Directive: Reproduce exactly the lines below, from the first one through the line containing "(735,23) -- (800,5);", and omit any pictures.

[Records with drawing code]
-- Start --

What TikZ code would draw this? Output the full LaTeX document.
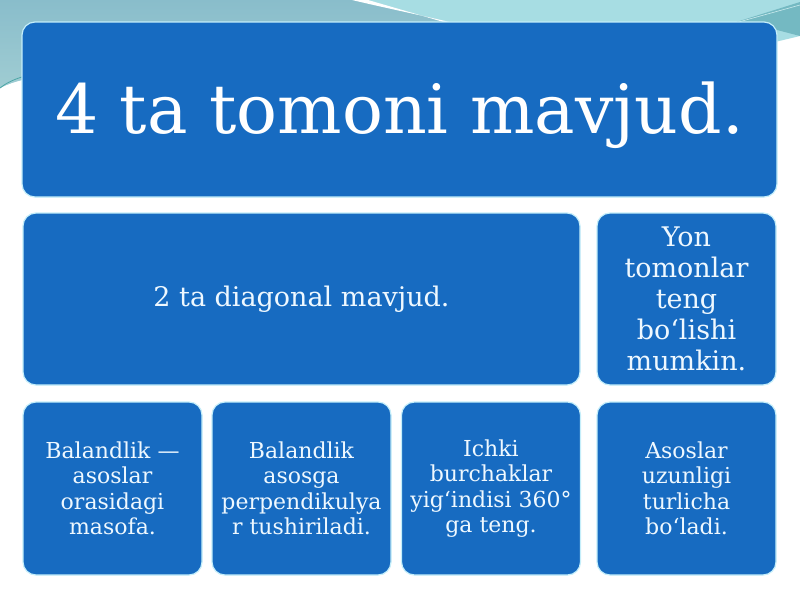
\documentclass[tikz,border=0pt]{standalone}
\usepackage{fontspec}
\setmainfont{DejaVu Serif}

\begin{document}
\begin{tikzpicture}
[x=1pt,y=-1pt,line join=round,
% Styles
tile/.style={draw=tileedge,fill=tilefill,line width=1.2pt,rounded corners=13pt,
  inner sep=0pt,text=tiletext},
big tile/.style={tile,text=white,font=\fontsize{68}{80}\selectfont,
  text height=52pt,text depth=5pt},
mid tile/.style={tile,align=center,font=\fontsize{27}{31}\selectfont},
small tile/.style={tile,align=center,font=\fontsize{22}{25.5}\selectfont,
  minimum width=179,minimum height=173}]
% Colors
\definecolor{tilefill}{HTML}{176BC1}
\definecolor{tileedge}{HTML}{C4EEFA}
\definecolor{tiletext}{HTML}{EEF8FF}
\definecolor{bandleft}{HTML}{89BDCB}
\definecolor{bandright}{HTML}{A7DDE3}
\definecolor{banddark}{HTML}{74B9C2}

\useasboundingbox (0,0) rectangle (800,600);
% The background
\fill[white] (0,0) rectangle (800,600);
\fill[bandright] (0,0) -- (800,0) -- (800,36) -- (700,60) -- (100,70)
  .. controls (40,74) and (15,80) .. (0,88) -- cycle;
\shade[top color=bandleft,bottom color=bandleft!70!teal!60] (0,0) -- (360,0)
  .. controls (390,9) and (425,16) .. (455,24) -- (100,70)
  .. controls (40,74) and (15,80) .. (0,88) -- cycle;
\draw[teal!70,line width=0.8pt] (22,77) .. controls (12,80) and (5,84) .. (0,88);
\fill[white] (352,0) .. controls (390,9) and (425,16) .. (458,24)
  -- (450,24) .. controls (420,15) and (392,7) .. (368,0) -- cycle;
\fill[banddark] (730,24) -- (800,2) -- (800,36) -- (777,30) -- cycle;
\draw[bandright!60!white,line width=0.6pt] (735,23) -- (800,5);

% The graphic
\node[big tile,minimum width=755,minimum height=175] (sides) at (399.5,109.5)
  {4 ta tomoni mavjud.};
\node[mid tile,minimum width=557,minimum height=172] (diagonals) at (301.5,299)
  {2 ta diagonal mavjud.};
\node[mid tile,minimum width=179,minimum height=172] (legs) at (686.5,299)
  {Yon\\tomonlar\\teng\\bo‘lishi\\mumkin.};
\foreach \x/\name/\txt in {112.5/height/{Balandlik —\\asoslar\\orasidagi\\masofa.},
  301.5/perp/{Balandlik\\asosga\\perpendikulya\\r tushiriladi.},
  491/angles/{Ichki\\burchaklar\\yig‘indisi 360°\\ga teng.},
  686.5/bases/{Asoslar\\uzunligi\\turlicha\\bo‘ladi.}}
  \node[small tile] (\name) at (\x,488.5) {\txt};
\end{tikzpicture}
\end{document}
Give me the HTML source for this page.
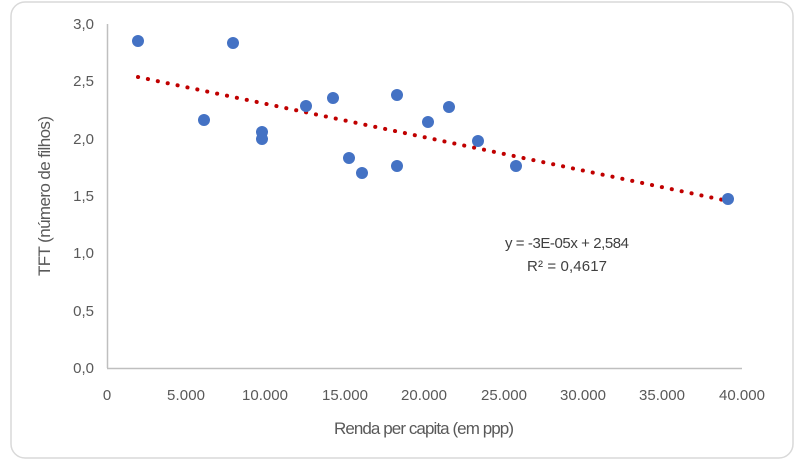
<!DOCTYPE html>
<html><head><meta charset="utf-8"><style>body{margin:0;background:#fff}</style></head><body>
<svg width="800" height="463" xmlns="http://www.w3.org/2000/svg" font-family="'Liberation Sans',sans-serif">
<rect x="11" y="2" width="782" height="456" rx="14" fill="#fff" stroke="#d9d9d9" stroke-width="1.5"/>
<line x1="107.5" y1="24" x2="107.5" y2="368" stroke="#bfbfbf" stroke-width="1.5"/>
<line x1="107" y1="368.5" x2="742" y2="368.5" stroke="#bfbfbf" stroke-width="1.5"/>
<g fill="#595959" font-size="15" text-anchor="end">
<text x="94" y="29">3,0</text><text x="94" y="86">2,5</text><text x="94" y="144">2,0</text>
<text x="94" y="201">1,5</text><text x="94" y="258">1,0</text><text x="94" y="316">0,5</text><text x="94" y="373">0,0</text>
</g>
<g fill="#595959" font-size="15" text-anchor="middle">
<text x="107" y="400">0</text><text x="186" y="400" textLength="38">5.000</text><text x="265" y="400" textLength="46">10.000</text>
<text x="345" y="400" textLength="46">15.000</text><text x="424" y="400" textLength="46">20.000</text><text x="504" y="400" textLength="46">25.000</text>
<text x="583" y="400" textLength="46">30.000</text><text x="662" y="400" textLength="46">35.000</text><text x="742" y="400" textLength="46">40.000</text>
</g>
<text x="424" y="434" fill="#595959" font-size="17" text-anchor="middle" textLength="180">Renda per capita (em ppp)</text>
<text transform="translate(50,196) rotate(-90)" fill="#595959" font-size="17" text-anchor="middle" textLength="160">TFT (número de filhos)</text>
<line x1="138" y1="77" x2="728" y2="201" stroke="#c00000" stroke-width="4" stroke-dasharray="0.1 10" stroke-linecap="round"/>
<g fill="#4472c4">
<circle cx="138" cy="41" r="6"/><circle cx="233" cy="43" r="6"/><circle cx="204" cy="120" r="6"/>
<circle cx="262" cy="132" r="6"/><circle cx="262" cy="139" r="6"/><circle cx="306" cy="106" r="6"/>
<circle cx="333" cy="98" r="6"/><circle cx="349" cy="158" r="6"/><circle cx="362" cy="173" r="6"/>
<circle cx="397" cy="95" r="6"/><circle cx="397" cy="166" r="6"/><circle cx="428" cy="122" r="6"/>
<circle cx="449" cy="107" r="6"/><circle cx="478" cy="141" r="6"/><circle cx="516" cy="166" r="6"/>
<circle cx="728" cy="199" r="6"/>
</g>
<g fill="#404040" font-size="15" text-anchor="middle">
<text x="567" y="248" textLength="124">y = -3E-05x + 2,584</text>
<text x="567" y="271" textLength="80">R² = 0,4617</text>
</g>
</svg>
</body></html>
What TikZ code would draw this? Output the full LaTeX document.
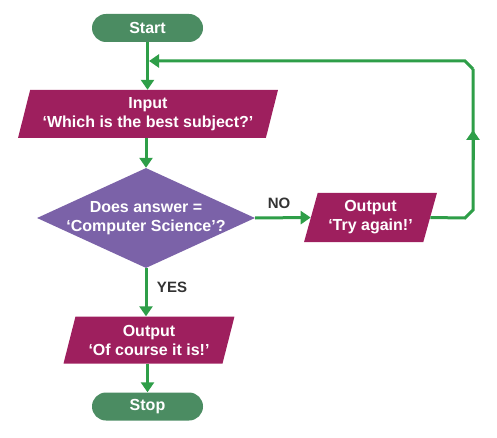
\documentclass[tikz,border=0pt]{standalone}
\usepackage{fontspec}
\setmainfont{Liberation Sans}
\usetikzlibrary{shapes.geometric,arrows.meta}
\definecolor{termgreen}{HTML}{4B8C62}
\definecolor{iomag}{HTML}{9E1F5E}
\definecolor{decpurple}{HTML}{7B62A8}
\definecolor{flowgreen}{HTML}{2E9E48}
\definecolor{labgray}{HTML}{333333}
\begin{document}
\begin{tikzpicture}[x=1pt,y=-1pt,
  term/.style={rectangle, rounded corners=14pt, fill=termgreen, minimum width=111pt, minimum height=28pt, text=white, font=\bfseries\fontsize{16}{19}\selectfont, inner sep=0pt},
  io/.style={trapezium, trapezium left angle=72, trapezium right angle=108, trapezium stretches=true, fill=iomag, text=white, font=\bfseries\fontsize{16}{19}\selectfont, align=center, inner sep=0pt},
  dec/.style={diamond, aspect=2.18, fill=decpurple, minimum width=218pt, minimum height=100pt, inner sep=0pt},
  dectext/.style={text=white, font=\bfseries\fontsize{16}{19}\selectfont, align=center, inner sep=0pt},
  flow/.style={draw=flowgreen, line width=3pt, -{Triangle[width=13pt,length=10pt]}},
  flowline/.style={draw=flowgreen, line width=3pt},
  lab/.style={text=labgray, font=\bfseries\fontsize{15}{18}\selectfont, inner sep=0pt}
]
\useasboundingbox (0,0) rectangle (497,438);
\node[term] (start) at (147.5,28) {Start};
\node[io, minimum width=260pt, minimum height=48pt] (input) at (148,114) {Input\\‘Which is the best subject?’};
\node[dec] (dec) at (146,218) {};
\node[dectext] (dectxt) at (dec.center) {Does answer =\\‘Computer Science’?};
\node[io, minimum width=133pt, minimum height=49pt] (try) at (370.5,217.5) {Output\\‘Try again!’};
\node[io, minimum width=171pt, minimum height=47pt] (course) at (149,340) {Output\\‘Of course it is!’};
\node[term] (stop) at (147.5,406.5) {Stop};
\node[lab] (no) at (279,203) {NO};
\node[lab] (yes) at (172,287) {YES};
\coordinate (c1) at (465,218);
\coordinate (c2) at (473,210);
\coordinate (c3) at (473,69);
\coordinate (c4) at (465,61);
\coordinate (loopend) at (149,61);
\coordinate (upfrom) at (473,160);
\coordinate (upto) at (473,130);
\draw[flow] (start.south) -- (start.south |- input.north);
\draw[flow] (input.south -| dec.north) -- (dec.north);
\draw[flow] (dec.east) -- (try.west);
\draw[flow] (dec.south) -- (dec.south |- course.north);
\draw[flow] (course.south -| stop.north) -- (stop.north);
\draw[flowline] (try.east) -- (c1) -- (c2) -- (c3);
\draw[flow] (c3) -- (c4) -- (loopend);
\draw[flow] (upfrom) -- (upto);
\end{tikzpicture}
\end{document}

-- End --

Expected answer:
What TikZ code would draw this? Output the full LaTeX document.
\documentclass[tikz,border=0pt]{standalone}
\usepackage{fontspec}
\setmainfont{DejaVu Serif}

\begin{document}
\begin{tikzpicture}
[x=1pt,y=-1pt,line join=round,
% Styles
tile/.style={draw=tileedge,fill=tilefill,line width=1.2pt,rounded corners=13pt,
  inner sep=0pt,text=tiletext},
big tile/.style={tile,text=white,font=\fontsize{68}{80}\selectfont,
  text height=52pt,text depth=5pt},
mid tile/.style={tile,align=center,font=\fontsize{27}{31}\selectfont},
small tile/.style={tile,align=center,font=\fontsize{22}{25.5}\selectfont,
  minimum width=179,minimum height=173}]
% Colors
\definecolor{tilefill}{HTML}{176BC1}
\definecolor{tileedge}{HTML}{C4EEFA}
\definecolor{tiletext}{HTML}{EEF8FF}
\definecolor{bandleft}{HTML}{89BDCB}
\definecolor{bandright}{HTML}{A7DDE3}
\definecolor{banddark}{HTML}{74B9C2}

\useasboundingbox (0,0) rectangle (800,600);
% The background
\fill[white] (0,0) rectangle (800,600);
\fill[bandright] (0,0) -- (800,0) -- (800,36) -- (700,60) -- (100,70)
  .. controls (40,74) and (15,80) .. (0,88) -- cycle;
\shade[top color=bandleft,bottom color=bandleft!70!teal!60] (0,0) -- (360,0)
  .. controls (390,9) and (425,16) .. (455,24) -- (100,70)
  .. controls (40,74) and (15,80) .. (0,88) -- cycle;
\draw[teal!70,line width=0.8pt] (22,77) .. controls (12,80) and (5,84) .. (0,88);
\fill[white] (352,0) .. controls (390,9) and (425,16) .. (458,24)
  -- (450,24) .. controls (420,15) and (392,7) .. (368,0) -- cycle;
\fill[banddark] (730,24) -- (800,2) -- (800,36) -- (777,30) -- cycle;
\draw[bandright!60!white,line width=0.6pt] (735,23) -- (800,5);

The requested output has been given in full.